Description of the bug
I have been unable to get reproducible results when using the same
seed for the random number generators.
Code example
Starting from the example described at
https://stable-baselines.readthedocs.io/en/master/modules/ppo1.html
I can create
import gym
from stable_baselines.common.policies import MlpPolicy, MlpLstmPolicy, MlpLnLstmPolicy
from stable_baselines.common.vec_env import DummyVecEnv
from stable_baselines import PPO1
env = gym.make('CartPole-v1')
env = DummyVecEnv([lambda: env])
model = PPO1(MlpPolicy, env, verbose=1)
model.learn(total_timesteps=5000,seed=100)
model.save("ppo1_cartpole")
Note that I have added seed=100 to model.learn().

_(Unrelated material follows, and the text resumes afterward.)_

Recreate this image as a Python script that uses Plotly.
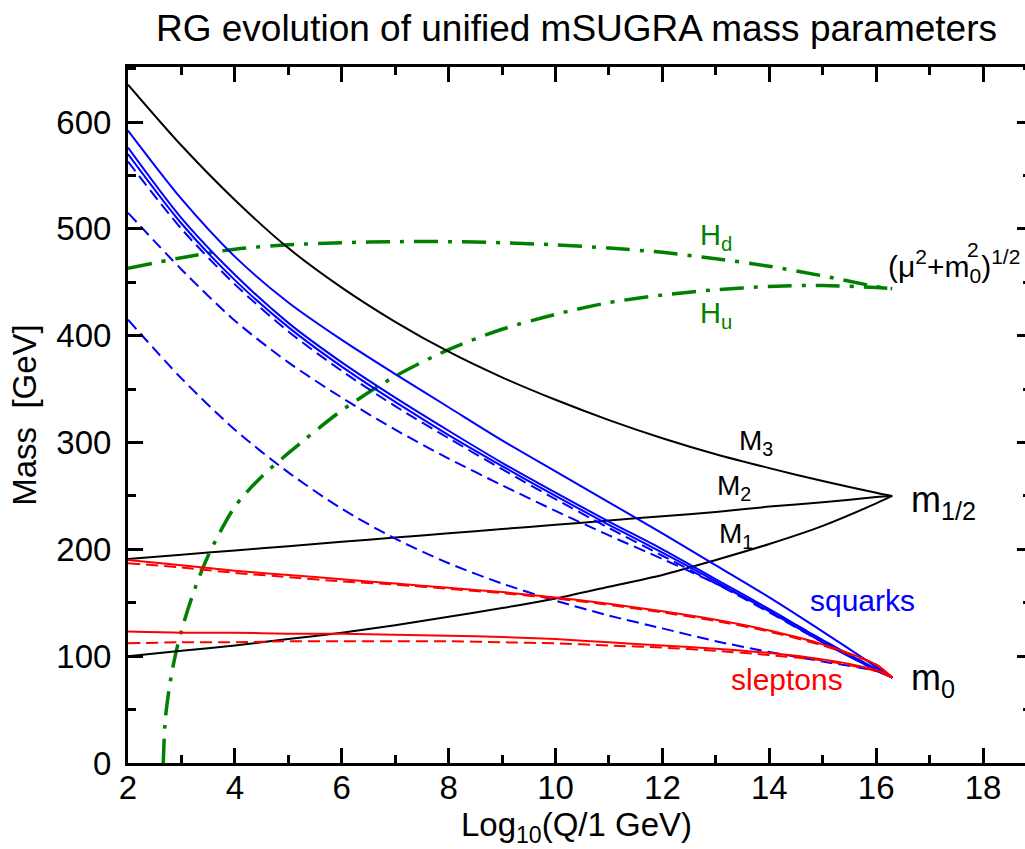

Running this example prints output to the screen and writes the
ppo1_cartpole.pkl file.
Running the exact same code twice (with the same seed value) produces
different screen outputs and different ppo1_cartpole.pkl files.
System Info
My environment:
Additional context
It appears from the code that when seed is not None in learn() the
function set_global_seeds(seed) is called. I can see that this
function initialises the following random number generators with the
specified seed:
def set_global_seeds(seed):
"""
set the seed for python random, tensorflow, numpy and gym spaces
:param seed: (int) the seed
"""
tf.set_random_seed(seed)
np.random.seed(seed)
random.seed(seed)
gym.spaces.prng.seed(seed)
Because of this I also tried including the code lines
from stable_baselines.common import set_global_seeds
set_global_seeds(100)
before the call to gym.make() in the above example, but it did not help.
Hello,
This is known issue and is on the roadmap. It apparently comes from tensorflow and any help is appreciated ;)
Among the issues I found:
The only case where I have reproducible results is when I test a learned policy with deterministic=True using the predict() method.
The problem might be related to the bug reported at https://github.com/keras-team/keras/issues/2280
However, I tried the suggestion, made at https://github.com/keras-team/keras/issues/2280#issuecomment-411542012, to use
PYTHONHASHSEED=0 python
but it didn't help.
Ultimately this appears to be a Tensorflow bug, see the bug at https://github.com/tensorflow/tensorflow/issues/9171
Bug report also indicates it won't be fixed until TensorFlow 2.0.
Basically the only way to get around this is to set the seed at the operation level, i.e. when a random number is generated.
EDIT: They point to a set of stateless random number generators here I don't know if these help at all.
@crobarcro thanks for pointing out that issue, that was what I was afraid of... So we need to seed weights initialization and random sampling done in common.distributions.
@crobarcro @pstansell I tweaked a bit the code and managed to get reproducible results for A2C, ACER, PPO1, PPO2 and TRPO (not working with ACKTR yet and the others I did not try)
You can find details here on the deterministic-fix branch.
Hi everyone, I've got to ask, are there any plans to merge the deterministic fix with the master branch?
Hello,
If you look at the roadmap and the milestones, it is planned for the next releases. However, there is no due date, we would appreciate contribution to help us finish it.
we would appreciate contribution to help us finish it.
I would like to help and can normally contribute some time each day, does the project have a slack channel?
does the project have a slack channel?
We don't have a slack channel. However, we have a roadmap, milestones and issues ;)
If you start working on something, just comment on the appropriate issue.